Ho letto i versi di Francesco e la polemica che ne è seguita…
Ma… per prima cosa, devo ringraziare tutti della stima nei miei confronti!
Francesco si accinge ad un’impresa d’altri tempi, ad una fatica poetica immane al termine della quale, se davvero giungerà al termine, non potrà che contemplare il suo lavoro con grande soddisfazione personale.
Certo… tra qualche anno, riprendendola in mano, sorriderà di sé stesso: dello spirito che la ispirò, della caparbietà con cui vi si dedicò; ma, forse, riconoscerà anche quanto gli fu utile questo lavoro, per l’abilità tecnica che vi acquisì, per l’esercizio allo studio e alla costanza.
Riguardo a questi versi, Francesco, non posso che ripeterti quanto ti ho già detto a proposito di altre tue poesie dello stesso stile; anzi, la cosa è esaltata dal tema classico, addirittura tradizionale, e quindi di difficile personalizzazione.
Il senso di trovarsi davanti ad un esercizio di imitazione, artisticamente piuttosto sterile è forte.
Il tono oratorio, il lessico arcaicizzante, la sintassi inconsueta, per non dire dell’argomento trattato, appesantiscono la lettura e la rendono difficile per il lettore medio.
Il tuo desiderio di fondare la tua poesia sui classici, anche in polemica con la prassi contemporanea, è senz’altro interessante, tuttavia non può risolversi in una semplice imitazione del passato.
Il tuo cammino è all’inizio e devi ancora trovare la tua strada personale: un’interpretazione originale dell’”istanza classicista”.

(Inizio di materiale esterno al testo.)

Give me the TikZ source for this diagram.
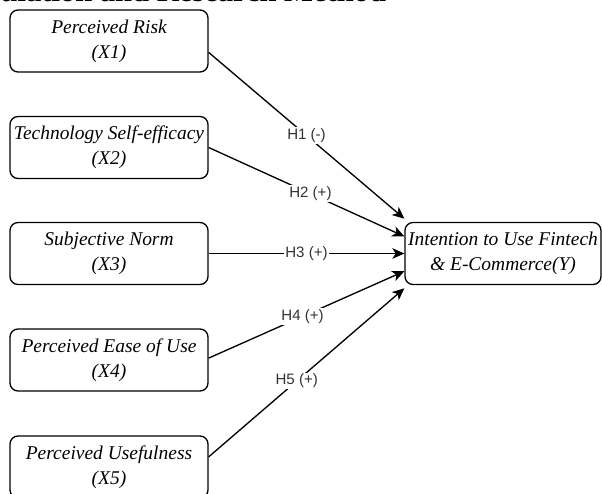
\documentclass[tikz,border=0pt]{standalone}
\usepackage{fontspec}
\setmainfont{Liberation Serif}
\newfontfamily\labelfont{Liberation Sans}
\usetikzlibrary{calc,arrows.meta}
\def\boxwidth{148.5pt}
\def\boxheight{46.5pt}
\def\boxx{109}

\begin{document}
\begin{tikzpicture}[x=0.75pt, y=-0.75pt, line width=1pt,
                    var/.style={draw, rounded corners=6pt, minimum width=\boxwidth, minimum height=\boxheight,
                                inner sep=0pt, align=center, font=\fontsize{14.6}{18.5}\selectfont\itshape},
                    hyp/.style={-{Stealth[length=9pt, width=8pt, inset=2.5pt]}},
                    hlabel/.style={fill=white, inner sep=1pt, text=black!80, font=\labelfont\fontsize{11.3}{12}\selectfont}]
    \useasboundingbox (0,0) rectangle (602,493);
    \clip (0,0) rectangle (602,493);
    % cut heading
    \node[anchor=base west, inner sep=0pt, font=\fontsize{22.9}{24}\selectfont\bfseries] (head) at (0,1) {ulation and Research Method};
    %
    \node[var] (x1) at (\boxx,41)    {Perceived Risk\\(X1)};
    \node[var] (x2) at (\boxx,147.5) {Technology Self-efficacy\\(X2)};
    \node[var] (x3) at (\boxx,253.5) {Subjective Norm\\(X3)};
    \node[var] (x4) at (\boxx,360)   {Perceived Ease of Use\\(X4)};
    \node[var] (x5) at (\boxx,467)   {Perceived Usefulness\\(X5)};
    \node[var, minimum width=147pt] (y) at (503,253.5) {Intention to Use Fintech\\\& E-Commerce(Y)};
    %
    \foreach \n/\s/\t/\p/\h in {x1/.68/-.05/.5/H1 (-), x2/.5/.23/.52/H2 (+), x3/.5/.5/.5/H3 (+), x4/.47/.78/.48/H4 (+), x5/.34/1.05/.45/H5 (+)}{%
      \draw[hyp] ($(\n.north east)!\s!(\n.south east)$) -- node[hlabel, pos=\p] {\h} ($(y.north west)!\t!(y.south west)$);}
\end{tikzpicture}
\end{document}
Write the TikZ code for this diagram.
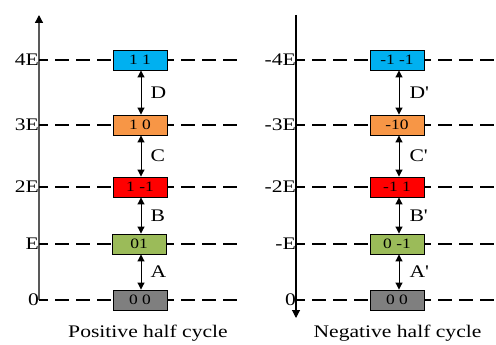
\documentclass[tikz,border=0pt]{standalone}
\usepackage{fontspec}
\setmainfont{Liberation Serif}
\usetikzlibrary{arrows.meta}
\newcommand\stretchtxt[1]{\scalebox{1.22}[1]{#1}}
\definecolor{cCyan}{HTML}{00B0F0}
\definecolor{cOrange}{HTML}{F79646}
\definecolor{cRed}{HTML}{FF0000}
\definecolor{cGreen}{HTML}{9BBB59}
\definecolor{cGray}{HTML}{7F7F7F}
\tikzset{
  lvl/.style={line width=1.1pt, dash pattern=on 14pt off 7pt, dash phase=5pt},
  statebox/.style={draw=black, line width=0.9pt, minimum width=54pt, minimum height=20pt, inner sep=0pt, font=\fontsize{14.3}{15}\selectfont},
  trans/.style={{Triangle[length=7pt,width=7pt]}-{Triangle[length=7pt,width=7pt]}, line width=1pt},
  lab/.style={font=\fontsize{17.7}{18}\selectfont, inner sep=0pt},
  axislab/.style={lab, anchor=east},
  translab/.style={lab, anchor=west},
  caption/.style={font=\fontsize{17.7}{18}\selectfont, inner sep=0pt}
}
\begin{document}
\begin{tikzpicture}[x=1pt,y=-1pt]
\useasboundingbox (0,0) rectangle (496,345);
% level coordinates
\foreach \n/\y in {0/300,1/244,2/187,3/125,4/60}{
  \coordinate (Ls\n) at (39,\y);
  \coordinate (Le\n) at (243,\y);
  \coordinate (Rs\n) at (296,\y);
  \coordinate (Re\n) at (500,\y);
}
% axes
\coordinate (Lbot) at (39,300);
\coordinate (Ltop) at (39,15);
\coordinate (Rtop) at (296,15);
\coordinate (Rbot) at (296,318);
\draw[line width=1.3pt, draw=black!65, -{Triangle[length=8pt,width=8pt,color=black,fill=black]}] (Lbot) -- (Ltop);
\draw[line width=1.1pt, -{Triangle[length=8pt,width=8pt]}] (Rtop) -- (Rbot);
% dashed levels
\foreach \n in {0,...,4}{
  \draw[lvl] (Ls\n) -- (Le\n);
  \draw[lvl] (Rs\n) -- (Re\n);
}
% axis labels
\node[axislab] (la4) at (39,60) {\stretchtxt{4E}};
\node[axislab] (la3) at (39,125) {\stretchtxt{3E}};
\node[axislab] (la2) at (39,187) {\stretchtxt{2E}};
\node[axislab] (la1) at (39,244) {\stretchtxt{E}};
\node[axislab] (la0) at (39,300) {\stretchtxt{0}};
\node[axislab] (ra4) at (296,60) {\stretchtxt{-4E}};
\node[axislab] (ra3) at (296,125) {\stretchtxt{-3E}};
\node[axislab] (ra2) at (296,187) {\stretchtxt{-2E}};
\node[axislab] (ra1) at (296,244) {\stretchtxt{-E}};
\node[axislab] (ra0) at (296,300) {\stretchtxt{0}};
% state boxes positive
\node[statebox, fill=cCyan] (p4) at (140,60) {\stretchtxt{1 1}};
\node[statebox, fill=cOrange] (p3) at (140,125) {\stretchtxt{1 0}};
\node[statebox, fill=cRed] (p2) at (140,187) {\stretchtxt{1 -1}};
\node[statebox, fill=cGreen] (p1) at (139,244) {\stretchtxt{01}};
\node[statebox, fill=cGray] (p0) at (140,300) {\stretchtxt{0 0}};
% state boxes negative
\node[statebox, fill=cCyan] (n4) at (397,60) {\stretchtxt{-1 -1}};
\node[statebox, fill=cOrange] (n3) at (397,125) {\stretchtxt{-10}};
\node[statebox, fill=cRed] (n2) at (397,187) {\stretchtxt{-1 1}};
\node[statebox, fill=cGreen] (n1) at (397,244) {\stretchtxt{0 -1}};
\node[statebox, fill=cGray] (n0) at (397,300) {\stretchtxt{0 0}};
% transitions positive
\draw[trans] (p4.south -| 141,0) -- (p3.north -| 141,0) node[translab, midway, xshift=9pt] (tD) {\stretchtxt{D}};
\draw[trans] (p3.south -| 141,0) -- (p2.north -| 141,0) node[translab, midway, xshift=9pt] (tC) {\stretchtxt{C}};
\draw[trans] (p2.south -| 141,0) -- (p1.north -| 141,0) node[translab, midway, xshift=9pt] (tB) {\stretchtxt{B}};
\draw[trans] (p1.south -| 141,0) -- (p0.north -| 141,0) node[translab, midway, xshift=9pt] (tA) {\stretchtxt{A}};
% transitions negative
\draw[trans] (n4.south -| 399,0) -- (n3.north -| 399,0) node[translab, midway, xshift=10pt] (tD2) {\stretchtxt{D\textquotesingle}};
\draw[trans] (n3.south -| 399,0) -- (n2.north -| 399,0) node[translab, midway, xshift=10pt] (tC2) {\stretchtxt{C\textquotesingle}};
\draw[trans] (n2.south -| 399,0) -- (n1.north -| 399,0) node[translab, midway, xshift=10pt] (tB2) {\stretchtxt{B\textquotesingle}};
\draw[trans] (n1.south -| 399,0) -- (n0.north -| 399,0) node[translab, midway, xshift=10pt] (tA2) {\stretchtxt{A\textquotesingle}};
% captions
\node[caption] (capP) at (148,333) {\stretchtxt{Positive half cycle}};
\node[caption] (capN) at (397.5,333) {\stretchtxt{Negative half cycle}};
\end{tikzpicture}
\end{document}
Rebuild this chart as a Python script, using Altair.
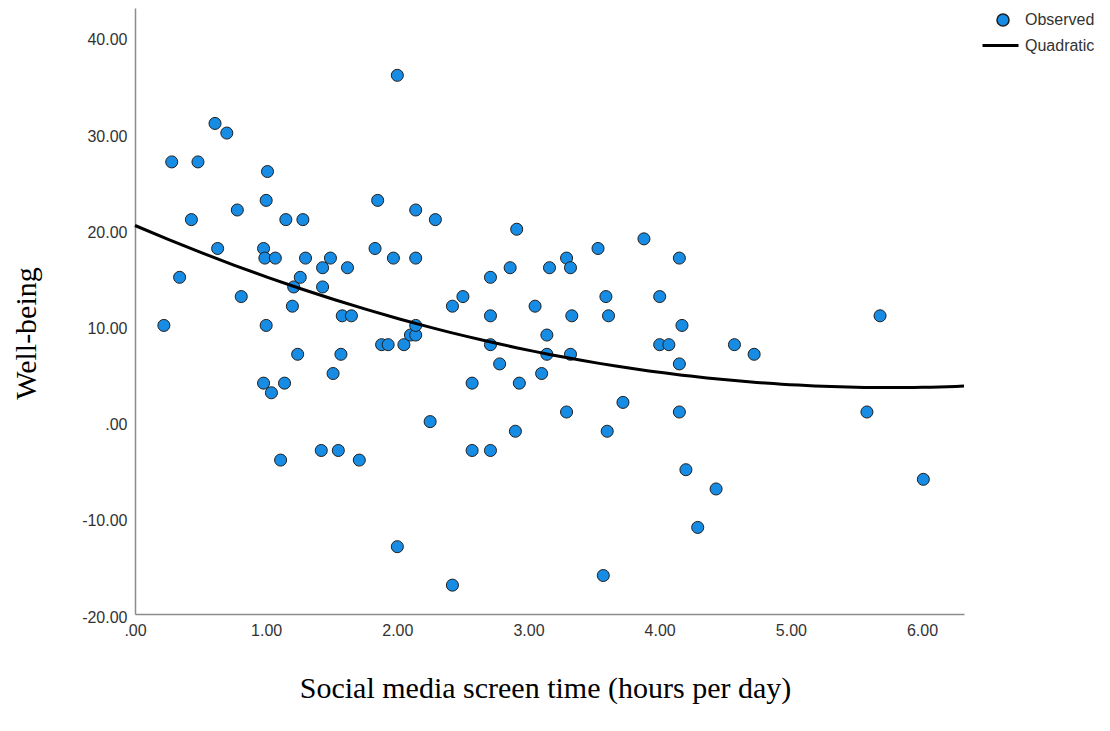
import altair as alt
import pandas as pd

# Social media screen time (hours per day)
hours = [0.22, 0.28, 0.34, 0.43, 0.48, 0.61, 0.63, 0.70, 0.78, 0.81,
         0.98, 0.99, 0.98, 1.00, 1.00, 1.01, 1.04, 1.07, 1.11, 1.14,
         1.15, 1.20, 1.21, 1.24, 1.26, 1.28, 1.30, 1.42, 1.43, 1.43,
         1.49, 1.51, 1.55, 1.57, 1.58, 1.62, 1.65, 1.71, 1.83, 1.85,
         1.88, 1.93, 1.97, 2.00, 2.00, 2.05, 2.10, 2.14, 2.14, 2.14,
         2.14, 2.25, 2.29, 2.42, 2.42, 2.50, 2.57, 2.57, 2.71, 2.71,
         2.71, 2.71, 2.78, 2.86, 2.90, 2.91, 2.93, 3.05, 3.10, 3.14,
         3.14, 3.16, 3.29, 3.29, 3.32, 3.33, 3.32, 3.53, 3.57, 3.59,
         3.60, 3.61, 3.72, 3.88, 4.00, 4.00, 4.07, 4.15, 4.15, 4.15,
         4.17, 4.20, 4.29, 4.43, 4.57, 4.72, 5.58, 5.68, 6.01]

# Well-being
wellbeing = [10, 27, 15, 21, 27, 31, 18, 30, 22, 13,
             18, 17, 4, 10, 23, 26, 3, 17, -4, 4,
             21, 12, 14, 7, 15, 21, 17, -3, 16, 14,
             17, 5, -3, 7, 11, 16, 11, -4, 18, 23,
             8, 8, 17, 36, -13, 8, 9, 9, 10, 22,
             17, 0, 21, 12, -17, 13, 4, -3, 15, 11,
             8, -3, 6, 16, -1, 20, 4, 12, 5, 9,
             7, 16, 17, 1, 16, 11, 7, 18, -16, 13,
             -1, 11, 2, 19, 13, 8, 8, 17, 6, 1,
             10, -5, -11, -7, 8, 7, 1, 11, -6]

x_ticks = [0, 1, 2, 3, 4, 5, 6]
y_ticks = [-20, -10, 0, 10, 20, 30, 40]
x_domain = [0, 6.32]
y_domain = [-20, 43]

df = pd.DataFrame({"hours": hours, "wellbeing": wellbeing})

blue = "#168ce5"
label_expr = "datum.value == 0 ? '.00' : datum.value + '.00'"

x_enc = alt.X("hours:Q",
              scale=alt.Scale(domain=x_domain, nice=False, zero=False),
              axis=alt.Axis(values=x_ticks, labelExpr=label_expr, labelFlush=False,
                            title="Social media screen time (hours per day)",
                            titleX=410, titleY=74, titleBaseline="middle",
                            titleAnchor="start", titleAlign="center"))
y_enc = alt.Y("wellbeing:Q",
              scale=alt.Scale(domain=y_domain, nice=False, zero=False),
              axis=alt.Axis(values=y_ticks, labelExpr=label_expr, labelFlush=False,
                            title="Well-being", titleX=-109, titleY=325,
                            titleBaseline="middle", titleAlign="center",
                            titleAngle=270, labelOffset=3))

points = alt.Chart(df).mark_point(
    filled=True, shape="circle", size=145, stroke="#1f1f1f", strokeWidth=1, opacity=1
).transform_calculate(series="'Observed'").encode(
    x=x_enc, y=y_enc,
    fill=alt.Fill("series:N", scale=alt.Scale(domain=["Observed"], range=[blue]),
                  legend=alt.Legend(title=None, orient="none", legendX=860, legendY=4,
                                    symbolSize=145, labelOffset=14, padding=0,
                                    symbolType="circle")),
)

curve = alt.Chart(df).transform_regression(
    "hours", "wellbeing", method="poly", order=2, extent=x_domain
).transform_calculate(series="'Quadratic'").mark_line(
    strokeWidth=3, color="black"
).encode(
    x="hours:Q", y="wellbeing:Q",
    stroke=alt.Stroke("series:N", scale=alt.Scale(domain=["Quadratic"], range=["black"]),
                      legend=alt.Legend(title=None, orient="none", legendX=846, legendY=18,
                                        symbolSize=1296, symbolStrokeWidth=3,
                                        labelOffset=5, padding=0, symbolType="stroke")),
)

chart = alt.layer(points, curve).properties(
    width=829, height=606,
    autosize=alt.AutoSizeParams(type="none"),
    padding={"left": 127, "top": 0, "right": 138, "bottom": 109},
).configure_view(stroke=None).configure_axis(
    grid=False, ticks=False, domainColor="#8c8c8c", domainWidth=1.5,
    labelFont="Liberation Sans", labelFontSize=16, labelColor="#333333",
    labelPadding=8,
    titleFont="Liberation Serif", titleFontSize=30, titleFontWeight="normal",
    titleColor="black",
).configure_legend(
    labelFont="Liberation Sans", labelFontSize=16, labelColor="#333333",
)

chart.save("out.html", embed_options={"renderer": "svg", "actions": False})
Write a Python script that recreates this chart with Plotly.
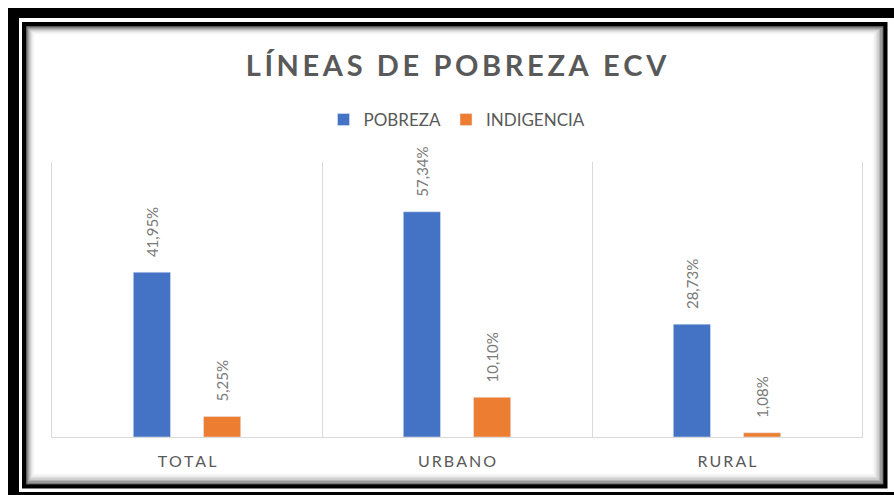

Secondo me questo può essere un buon esercizio.
Un buon consiglio mi sembra quello che ti ha dato Assenzio: potresti mirare alla parodia, questo potrebbe rendere il testo più attuale e divertente.
Per rendere l’idea, anche se si tratta di una cosa decisamente diversa (anche nello stile), potresti dare un’occhiata al “Novello Inferno” di Benito Ciarlo.